*What is required:*
Return the material exactly, first line through the line containing "4, 4.25, 4.5]", and nothing more. Pictures stay out.

*Data:*
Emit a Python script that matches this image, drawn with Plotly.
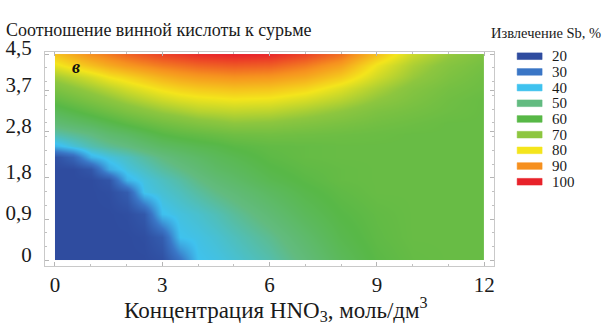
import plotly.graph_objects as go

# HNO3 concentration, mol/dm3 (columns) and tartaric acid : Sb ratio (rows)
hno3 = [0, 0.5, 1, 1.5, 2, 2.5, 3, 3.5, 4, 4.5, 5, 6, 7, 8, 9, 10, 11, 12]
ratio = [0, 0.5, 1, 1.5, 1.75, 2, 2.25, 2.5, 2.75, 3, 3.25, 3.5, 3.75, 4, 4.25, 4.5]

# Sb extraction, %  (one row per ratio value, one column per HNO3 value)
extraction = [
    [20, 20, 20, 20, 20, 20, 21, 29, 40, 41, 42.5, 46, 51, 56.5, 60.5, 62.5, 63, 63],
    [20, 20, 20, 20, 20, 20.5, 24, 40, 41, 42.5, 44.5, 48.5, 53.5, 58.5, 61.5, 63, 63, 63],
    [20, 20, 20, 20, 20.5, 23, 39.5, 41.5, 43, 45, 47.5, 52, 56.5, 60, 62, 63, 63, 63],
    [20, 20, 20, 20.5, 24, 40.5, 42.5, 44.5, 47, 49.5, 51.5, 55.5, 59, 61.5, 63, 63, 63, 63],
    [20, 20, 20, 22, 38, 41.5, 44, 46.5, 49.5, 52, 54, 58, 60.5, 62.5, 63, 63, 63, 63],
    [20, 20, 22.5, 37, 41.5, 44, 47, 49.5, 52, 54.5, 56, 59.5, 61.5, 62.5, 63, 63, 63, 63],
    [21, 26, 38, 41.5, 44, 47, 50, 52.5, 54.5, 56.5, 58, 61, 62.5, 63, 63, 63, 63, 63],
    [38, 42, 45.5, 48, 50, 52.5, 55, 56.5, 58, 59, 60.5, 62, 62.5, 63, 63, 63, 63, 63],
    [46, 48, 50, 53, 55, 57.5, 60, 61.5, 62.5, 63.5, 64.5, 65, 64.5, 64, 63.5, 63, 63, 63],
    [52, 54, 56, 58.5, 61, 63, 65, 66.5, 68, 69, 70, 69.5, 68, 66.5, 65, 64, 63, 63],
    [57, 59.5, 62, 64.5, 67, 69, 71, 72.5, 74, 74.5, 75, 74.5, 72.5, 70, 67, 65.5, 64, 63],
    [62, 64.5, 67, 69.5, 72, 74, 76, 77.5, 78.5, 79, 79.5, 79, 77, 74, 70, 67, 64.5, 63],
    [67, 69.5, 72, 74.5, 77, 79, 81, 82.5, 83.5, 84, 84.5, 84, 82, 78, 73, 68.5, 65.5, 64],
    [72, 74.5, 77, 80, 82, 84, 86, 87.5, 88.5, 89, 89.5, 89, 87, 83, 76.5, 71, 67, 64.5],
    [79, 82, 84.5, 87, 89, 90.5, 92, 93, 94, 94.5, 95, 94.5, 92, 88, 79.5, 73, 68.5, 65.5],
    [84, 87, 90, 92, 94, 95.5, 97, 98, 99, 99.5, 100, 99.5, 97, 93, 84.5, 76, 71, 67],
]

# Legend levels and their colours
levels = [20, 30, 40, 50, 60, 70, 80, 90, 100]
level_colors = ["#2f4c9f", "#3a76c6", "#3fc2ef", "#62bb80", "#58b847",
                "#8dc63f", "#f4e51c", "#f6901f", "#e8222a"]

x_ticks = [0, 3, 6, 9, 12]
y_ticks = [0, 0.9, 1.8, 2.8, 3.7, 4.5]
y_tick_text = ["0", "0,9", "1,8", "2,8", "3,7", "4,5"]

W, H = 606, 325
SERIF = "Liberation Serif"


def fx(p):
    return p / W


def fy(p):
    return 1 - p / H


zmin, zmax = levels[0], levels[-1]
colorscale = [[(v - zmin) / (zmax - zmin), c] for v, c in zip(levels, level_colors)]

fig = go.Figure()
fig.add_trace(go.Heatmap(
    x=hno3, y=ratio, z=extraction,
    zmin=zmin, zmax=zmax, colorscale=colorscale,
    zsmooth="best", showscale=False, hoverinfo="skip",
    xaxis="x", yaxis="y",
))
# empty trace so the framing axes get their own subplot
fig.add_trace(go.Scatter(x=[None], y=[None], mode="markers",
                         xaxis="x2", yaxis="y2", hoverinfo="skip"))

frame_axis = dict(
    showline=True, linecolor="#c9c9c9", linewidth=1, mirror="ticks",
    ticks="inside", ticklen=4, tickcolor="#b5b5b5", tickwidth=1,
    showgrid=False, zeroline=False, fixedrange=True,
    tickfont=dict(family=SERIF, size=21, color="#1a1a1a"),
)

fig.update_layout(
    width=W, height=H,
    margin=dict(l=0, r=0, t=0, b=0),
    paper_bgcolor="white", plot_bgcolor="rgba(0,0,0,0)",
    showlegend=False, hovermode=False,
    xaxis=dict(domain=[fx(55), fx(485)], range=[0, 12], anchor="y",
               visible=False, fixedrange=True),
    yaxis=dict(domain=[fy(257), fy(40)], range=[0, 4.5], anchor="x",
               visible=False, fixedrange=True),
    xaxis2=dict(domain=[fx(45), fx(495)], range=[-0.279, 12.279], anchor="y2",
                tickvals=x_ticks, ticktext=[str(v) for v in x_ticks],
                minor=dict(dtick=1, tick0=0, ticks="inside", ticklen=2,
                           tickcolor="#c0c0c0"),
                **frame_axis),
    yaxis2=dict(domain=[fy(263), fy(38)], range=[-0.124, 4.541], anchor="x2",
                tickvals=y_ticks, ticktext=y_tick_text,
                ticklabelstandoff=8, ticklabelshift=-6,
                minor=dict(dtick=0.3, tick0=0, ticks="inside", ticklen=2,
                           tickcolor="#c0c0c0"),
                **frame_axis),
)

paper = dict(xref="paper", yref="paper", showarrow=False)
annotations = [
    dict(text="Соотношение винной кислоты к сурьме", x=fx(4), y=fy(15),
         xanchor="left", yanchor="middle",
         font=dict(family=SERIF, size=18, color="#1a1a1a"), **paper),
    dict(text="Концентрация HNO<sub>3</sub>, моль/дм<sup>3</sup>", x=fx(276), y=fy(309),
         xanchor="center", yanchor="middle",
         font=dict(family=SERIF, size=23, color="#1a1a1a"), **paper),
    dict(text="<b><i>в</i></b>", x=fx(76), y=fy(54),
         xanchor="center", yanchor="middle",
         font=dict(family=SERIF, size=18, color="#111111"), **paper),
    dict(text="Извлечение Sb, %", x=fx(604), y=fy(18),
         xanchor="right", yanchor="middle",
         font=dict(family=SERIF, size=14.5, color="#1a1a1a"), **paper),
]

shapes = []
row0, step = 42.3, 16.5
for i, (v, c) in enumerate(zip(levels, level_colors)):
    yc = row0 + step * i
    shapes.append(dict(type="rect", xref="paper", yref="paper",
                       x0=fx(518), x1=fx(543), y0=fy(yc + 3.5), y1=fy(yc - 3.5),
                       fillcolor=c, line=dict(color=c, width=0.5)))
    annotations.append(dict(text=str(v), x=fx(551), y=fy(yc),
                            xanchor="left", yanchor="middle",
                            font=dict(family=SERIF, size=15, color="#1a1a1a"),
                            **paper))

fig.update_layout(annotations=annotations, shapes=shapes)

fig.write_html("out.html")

*Reply:*
Emit a Python script that matches this image, drawn with Plotly.
import plotly.graph_objects as go

# HNO3 concentration, mol/dm3 (columns) and tartaric acid : Sb ratio (rows)
hno3 = [0, 0.5, 1, 1.5, 2, 2.5, 3, 3.5, 4, 4.5, 5, 6, 7, 8, 9, 10, 11, 12]
ratio = [0, 0.5, 1, 1.5, 1.75, 2, 2.25, 2.5, 2.75, 3, 3.25, 3.5, 3.75, 4, 4.25, 4.5]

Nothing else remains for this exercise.